__Exercise brief__:
Your task is to retype the lines between the line with "Write a LaTeX" and the line with "(0,0) rectangle (399,536);", inclusive. Copy no pictures and no other lines.

__Record excerpts__:
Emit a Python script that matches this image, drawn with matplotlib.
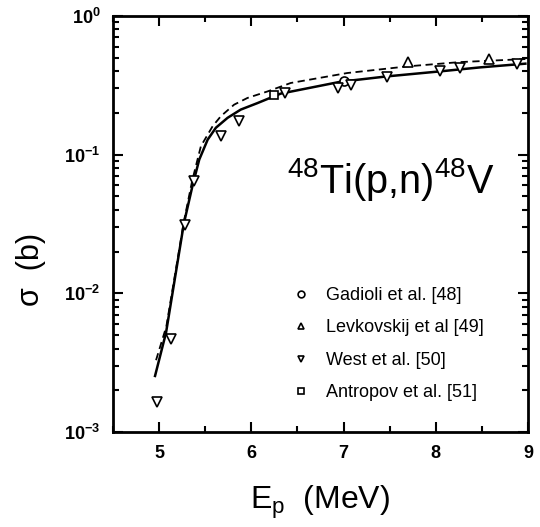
import matplotlib
matplotlib.use("Agg")
import matplotlib.pyplot as plt
from matplotlib.ticker import FixedLocator, FixedFormatter, LogLocator, NullFormatter, MultipleLocator

plt.rcParams["font.family"] = ["Liberation Sans", "DejaVu Sans"]
plt.rcParams["mathtext.fontset"] = "custom"
plt.rcParams["mathtext.rm"] = "Liberation Sans"
plt.rcParams["mathtext.bf"] = "Liberation Sans:bold"

# calculated excitation functions
calc_x = [4.957, 5.076, 5.27, 5.364, 5.436, 5.527, 5.616, 5.743, 5.886, 6.067, 6.246, 6.319, 6.968, 7.47, 8.05, 8.48, 8.97]
calc_y = [0.00254, 0.0052, 0.032, 0.060, 0.092, 0.128, 0.156, 0.184, 0.211, 0.235, 0.263, 0.275, 0.335, 0.366, 0.398, 0.425, 0.452]
calc2_x = [4.968, 5.08, 5.27, 5.36, 5.454, 5.581, 5.67, 5.814, 5.959, 6.175, 6.427, 7.04, 7.69, 8.26, 8.97]
calc2_y = [0.0033, 0.0058, 0.033, 0.065, 0.115, 0.160, 0.189, 0.229, 0.256, 0.285, 0.328, 0.387, 0.432, 0.464, 0.488]

# experimental data
gadioli_x = [7.0]
gadioli_y = [0.337]
levkovskij_x = [7.70, 8.58]
levkovskij_y = [0.461, 0.488]
west_x = [4.98, 5.13, 5.28, 5.375, 5.67, 5.87, 6.37, 6.94, 7.08, 7.47, 8.05, 8.26, 8.88]
west_y = [0.00165, 0.0047, 0.0313, 0.064, 0.135, 0.174, 0.278, 0.302, 0.319, 0.362, 0.398, 0.42, 0.452]
antropov_x = [6.25]
antropov_y = [0.27]

fig = plt.figure(figsize=(5.4, 5.27), dpi=100)
ax = fig.add_axes([0.209, 0.180, 0.769, 0.790])

ax.plot(calc_x, calc_y, color="black", lw=1.8)
ax.plot(calc2_x, calc2_y, color="black", lw=1.3, ls=(0, (4, 2.5)))

mk = dict(ls="none", mfc="white", mec="black", mew=1.2, ms=6.5)
ax.plot(gadioli_x, gadioli_y, marker="o", label="Gadioli et al. [48]", **mk)
ax.plot(levkovskij_x, levkovskij_y, marker="^", label="Levkovskij et al [49]", **mk)
ax.plot(west_x, west_y, marker="v", label="West et al. [50]", **mk)
ax.plot(antropov_x, antropov_y, marker="s", label="Antropov et al. [51]", **dict(mk, ms=5.5))

ax.set_yscale("log")
ax.set_xlim(4.5, 9)
ax.set_ylim(1e-3, 1)

ax.xaxis.set_major_locator(MultipleLocator(1))
ax.xaxis.set_minor_locator(MultipleLocator(0.5))
ax.yaxis.set_major_locator(FixedLocator([1e-3, 1e-2, 1e-1, 1]))
ax.yaxis.set_major_formatter(FixedFormatter([r"$\mathbf{10^{-3}}$", r"$\mathbf{10^{-2}}$",
                                             r"$\mathbf{10^{-1}}$", r"$\mathbf{10^{0}}$"]))
ax.yaxis.set_minor_locator(LogLocator(base=10, subs=range(2, 10)))
ax.yaxis.set_minor_formatter(NullFormatter())

ax.tick_params(which="both", direction="in", top=True, right=True, width=1.5)
ax.tick_params(which="major", length=7, labelsize=13, pad=9)
ax.tick_params(which="minor", length=4)
for lab in ax.get_xticklabels():
    lab.set_fontweight("bold")
for s in ax.spines.values():
    s.set_linewidth(2)

ax.set_xlabel(r"E$_\mathregular{p}$  (MeV)", fontsize=23, labelpad=16)
ax.set_ylabel("σ  (b)", fontsize=22)
ax.yaxis.set_label_coords(-0.16, 0.39)

ax.text(0.42, 0.575, r"$^{48}$Ti(p,n)$^{48}$V", transform=ax.transAxes,
        fontsize=28.5, va="baseline", ha="left")

ax.legend(loc="upper left", bbox_to_anchor=(0.405, 0.37), frameon=False,
          fontsize=13, markerscale=0.75, handlelength=1.2, handletextpad=0.8,
          labelspacing=0.85, borderpad=0)

fig.savefig("out.png", dpi=100)
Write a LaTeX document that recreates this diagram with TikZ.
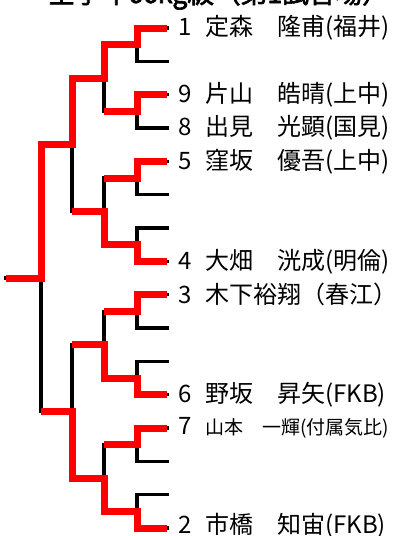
\documentclass[tikz,border=0pt]{standalone}
\usepackage{fontspec}
\usetikzlibrary{positioning}
\setmainfont{Noto Sans CJK JP}
\newfontfamily\titlefont[FakeBold=2.5]{Noto Sans CJK JP}
\definecolor{winred}{RGB}{255,0,0}
\newcommand{\entry}[2]{\makebox[20.25pt][l]{#1}#2}

\begin{document}
\begin{tikzpicture}[x=0.75pt,y=0.75pt,yscale=-1,xscale=1,
  lose/.style={draw=black,line width=2.4pt,line cap=rect},
  win/.style={draw=winred,line width=5.25pt,line join=miter},
  player/.style={anchor=west,inner sep=0pt,font=\fontsize{18}{20}\selectfont}]
\clip (0,0) rectangle (399,536);

% Title (cut at the top)
\node [anchor=base west,inner sep=0pt,font=\titlefont\fontsize{20}{22}\selectfont] (title) at (48,3) {全学年66kg級（第1試合場）};

% Slots and match points
\foreach \i in {0,...,15}{
  \pgfmathsetmacro\yy{28+33.333*\i}
  \coordinate (t\i) at (167,\yy);
  \coordinate (o0-\i) at (137,\yy);
}
\foreach \k/\xx/\n in {1/104/7,2/72/3,3/41/1,4/6/0}{
  \foreach \j in {0,...,\n}{
    \pgfmathsetmacro\yy{28+33.333*(2^\k*\j+(2^\k-1)/2)}
    \coordinate (o\k-\j) at (\xx,\yy);
  }
}

% Bracket lines
\foreach \i in {0,...,15} \draw [lose] (t\i) -- (o0-\i);
\foreach \k/\n in {1/7,2/3,3/1,4/0}{
  \foreach \j in {0,...,\n}{
    \pgfmathtruncatemacro\p{\k-1}
    \pgfmathtruncatemacro\a{2*\j}
    \pgfmathtruncatemacro\b{2*\j+1}
    \draw [lose] (o\p-\a) |- (o\k-\j);
    \draw [lose] (o\p-\b) |- (o\k-\j);
  }
}

% Winners
\draw [win] (t0) -- (o0-0) |- (o1-0) |- (o2-0) |- (o3-0) |- (o4-0);
\draw [win] (t2) -- (o0-2) |- (o1-1);
\draw [win] (t4) -- (o0-4) |- (o1-2);
\draw [win] (t7) -- (o0-7) |- (o1-3) |- (o2-1);
\draw [win] (t8) -- (o0-8) |- (o1-4);
\draw [win] (t11) -- (o0-11) |- (o1-5) |- (o2-2);
\draw [win] (t12) -- (o0-12) |- (o1-6);
\draw [win] (t15) -- (o0-15) |- (o1-7) |- (o2-3) |- (o3-1);

% Text Node
\node [player,right=8.25pt of t0] (p1) {\entry{1}{定森　隆甫(福井)}};
\node [player,right=8.25pt of t2] (p9) {\entry{9}{片山　皓晴(上中)}};
\node [player,right=8.25pt of t3] (p8) {\entry{8}{出見　光顕(国見)}};
\node [player,right=8.25pt of t4] (p5) {\entry{5}{窪坂　優吾(上中)}};
\node [player,right=8.25pt of t7] (p4) {\entry{4}{大畑　洸成(明倫)}};
\node [player,right=8.25pt of t8] (p3) {\entry{3}{木下裕翔（春江）}};
\node [player,right=8.25pt of t11] (p6) {\entry{6}{野坂　昇矢(FKB)}};
\node [player,right=8.25pt of t12] (p7) {\entry{7}{\fontsize{14.25}{16}\selectfont 山本　一輝(付属気比)}};
\node [player,right=8.25pt of t15,yshift=1.8pt] (p2) {\entry{2}{市橋　知宙(FKB)}};

\end{tikzpicture}
\end{document}
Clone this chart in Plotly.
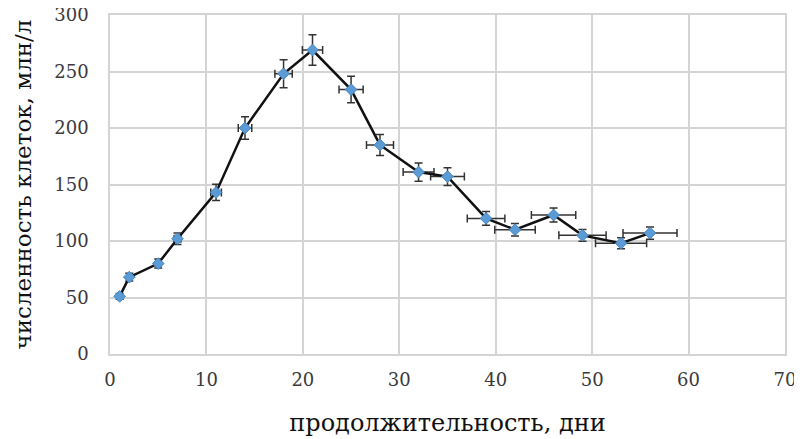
import plotly.graph_objects as go

days = [1, 2, 5, 7, 11, 14, 18, 21, 25, 28, 32, 35, 39, 42, 46, 49, 53, 56]
cells = [51, 68, 80, 102, 143, 200, 248, 269, 234, 185, 161, 157, 120, 110, 123, 105, 98, 107]

x_ticks = [0, 10, 20, 30, 40, 50, 60, 70]
y_ticks = [0, 50, 100, 150, 200, 250, 300]

x_title = "продолжительность, дни"
y_title = "численность клеток, млн/л"

serif = "DejaVu Serif"
grid = "#d4d4d4"

fig = go.Figure()
fig.add_trace(go.Scatter(
    x=days, y=cells, mode="lines+markers",
    line=dict(color="#111111", width=2.5),
    marker=dict(symbol="diamond", size=9, color="#5b9bd5",
                line=dict(color="#4a86c0", width=1)),
    error_x=dict(type="percent", value=5, color="#333333", thickness=1.5, width=4),
    error_y=dict(type="percent", value=5, color="#333333", thickness=1.5, width=4),
))

fig.update_layout(
    width=794, height=431,
    margin=dict(l=102, r=17, t=7, b=85),
    plot_bgcolor="white", paper_bgcolor="white",
    showlegend=False,
    font=dict(family=serif, color="#404040"),
)
fig.update_xaxes(
    range=[0, 70], tickvals=x_ticks, ticktext=[str(v) for v in x_ticks],
    showgrid=True, gridcolor=grid, gridwidth=1.5,
    showline=True, linecolor=grid, linewidth=1.5, mirror=True,
    zeroline=False, ticks="", automargin=False, ticklabeloverflow="allow",
    ticklabelstandoff=9,
    tickfont=dict(size=18, color="#3a3a3a", family=serif),
    title=dict(text=x_title, font=dict(size=24, color="#111111", family=serif), standoff=25),
)
fig.update_yaxes(
    range=[0, 300], tickvals=y_ticks, ticktext=[str(v) for v in y_ticks],
    showgrid=True, gridcolor=grid, gridwidth=1.5,
    showline=True, linecolor=grid, linewidth=1.5, mirror=True,
    zeroline=False, ticks="", automargin=False, ticklabeloverflow="allow",
    ticklabelstandoff=16,
    tickfont=dict(size=18, color="#3a3a3a", family=serif),
    title=dict(text=y_title, font=dict(size=23, color="#111111", family=serif), standoff=16),
)

fig.write_html("out.html")
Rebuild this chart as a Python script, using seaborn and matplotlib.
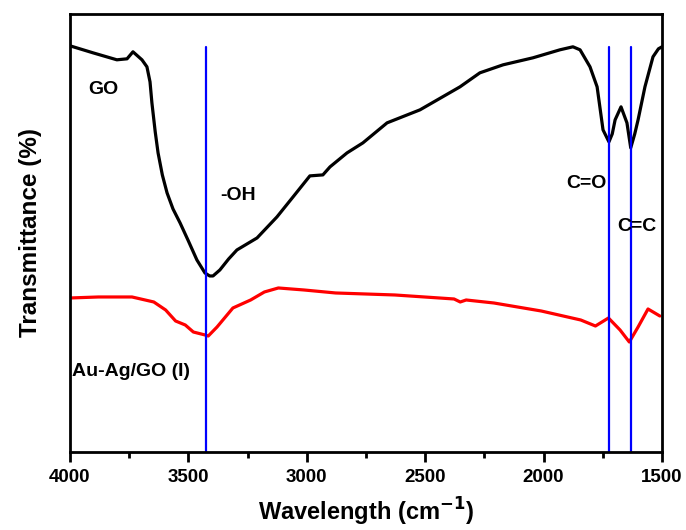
import matplotlib
matplotlib.use('Agg')
import matplotlib.pyplot as plt
import seaborn as sns
import pandas as pd
from matplotlib.ticker import MultipleLocator

# FTIR data (arbitrary transmittance units)
go_wave = [4000, 3903, 3802, 3759, 3734, 3696, 3675, 3662, 3654, 3640, 3628, 3610,
           3590, 3565, 3535, 3500, 3464, 3430, 3410, 3396, 3367, 3330, 3295, 3210,
           3126, 3058, 2987, 2932, 2902, 2830, 2763, 2661, 2522, 2353, 2269, 2171,
           2045, 1931, 1876, 1846, 1804, 1774, 1749, 1724, 1710, 1698, 1673, 1648,
           1632, 1615, 1601, 1572, 1538, 1515, 1500]
go_trans = [406, 399, 392, 393, 400, 392, 385, 370, 349, 320, 299, 277,
            259, 243, 229, 211, 192, 179, 176, 176, 182, 193, 202, 214,
            235, 255, 276, 277, 285, 299, 309, 329, 342, 365, 379, 387,
            394, 402, 405, 402, 385, 365, 322, 310, 318, 332, 345, 329,
            304, 318, 332, 365, 395, 403, 405]

auag_wave = [4000, 3880, 3738, 3646, 3596, 3554, 3513, 3479, 3429, 3416, 3379, 3312,
             3237, 3179, 3120, 3012, 2878, 2628, 2378, 2352, 2327, 2210, 2010, 1843,
             1781, 1726, 1677, 1638, 1601, 1559, 1509]
auag_trans = [154, 155, 155, 150, 142, 131, 127, 120, 117, 116, 125, 144,
              152, 160, 164, 162, 159, 157, 153, 150, 152, 149, 141, 132,
              126, 134, 122, 110, 125, 143, 136]

peak_pos = [3425, 1724, 1632]

sns.set_style('ticks')
plt.rcParams['font.family'] = ['Liberation Sans', 'DejaVu Sans']
plt.rcParams['font.weight'] = 'bold'
plt.rcParams['mathtext.default'] = 'bf'
for k in ['text.color', 'axes.edgecolor', 'axes.labelcolor', 'xtick.color', 'ytick.color']:
    plt.rcParams[k] = 'black'

fig = plt.figure(figsize=(6.86, 5.30), dpi=100)
ax = fig.add_axes([0.102, 0.147, 0.863, 0.827])

df_go = pd.DataFrame({'w': go_wave, 't': go_trans})
df_au = pd.DataFrame({'w': auag_wave, 't': auag_trans})
sns.lineplot(data=df_go, x='w', y='t', sort=False, color='black', lw=2.3, ax=ax)
sns.lineplot(data=df_au, x='w', y='t', sort=False, color='#ff0000', lw=2.3, ax=ax)

ylo, yhi = 0, 438
for p in peak_pos:
    ax.axvline(p, ymin=0, ymax=405 / yhi, color='#0000ff', lw=1.6)

ax.set_xlim(4000, 1500)
ax.set_ylim(ylo, yhi)
ax.xaxis.set_major_locator(MultipleLocator(500))
ax.xaxis.set_minor_locator(MultipleLocator(250))
ax.set_yticks([])
ax.tick_params(axis='x', which='major', length=7, width=2, direction='out',
               labelsize=13.5, pad=5)
ax.tick_params(axis='x', which='minor', length=4, width=2, direction='out')
for lab in ax.get_xticklabels():
    lab.set_fontweight('bold')
for s in ax.spines.values():
    s.set_linewidth(2)
    s.set_visible(True)

ax.set_xlabel('Wavelength (cm$^{-1}$)', fontsize=17, fontweight='bold', labelpad=7)
ax.set_ylabel('Transmittance (%)', fontsize=17.5, fontweight='bold', labelpad=20)

tkw = dict(fontsize=14, fontweight='bold', va='center', ha='left')
ax.text(3924, 362, 'GO', **tkw)
ax.text(3367, 256, '-OH', **tkw)
ax.text(1905, 268, 'C=O', **tkw)
ax.text(1690, 225, 'C=C', **tkw)
ax.text(3990, 81, 'Au-Ag/GO (I)', **tkw)

fig.savefig('out.png', dpi=100)
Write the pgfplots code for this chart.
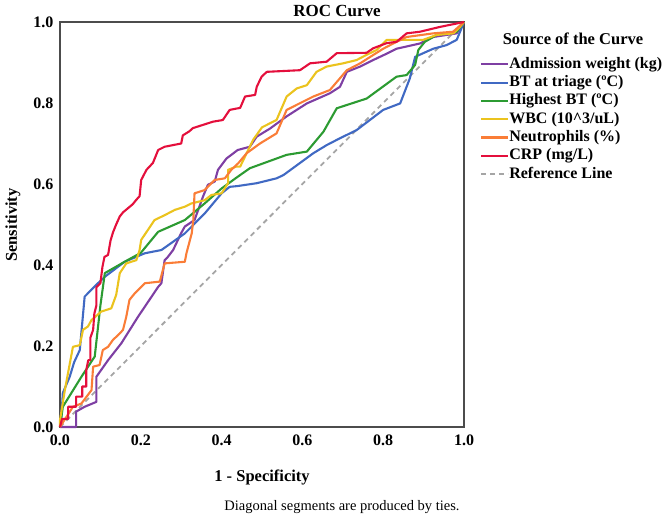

__Task response__:
Write a LaTeX document that recreates this diagram with TikZ.
\documentclass[tikz,border=0pt]{standalone}
\usepackage{fontspec}
\usetikzlibrary{positioning}
\setmainfont{Noto Sans CJK JP}
\newfontfamily\titlefont[FakeBold=2.5]{Noto Sans CJK JP}
\definecolor{winred}{RGB}{255,0,0}
\newcommand{\entry}[2]{\makebox[20.25pt][l]{#1}#2}

\begin{document}
\begin{tikzpicture}[x=0.75pt,y=0.75pt,yscale=-1,xscale=1,
  lose/.style={draw=black,line width=2.4pt,line cap=rect},
  win/.style={draw=winred,line width=5.25pt,line join=miter},
  player/.style={anchor=west,inner sep=0pt,font=\fontsize{18}{20}\selectfont}]
\clip (0,0) rectangle (399,536);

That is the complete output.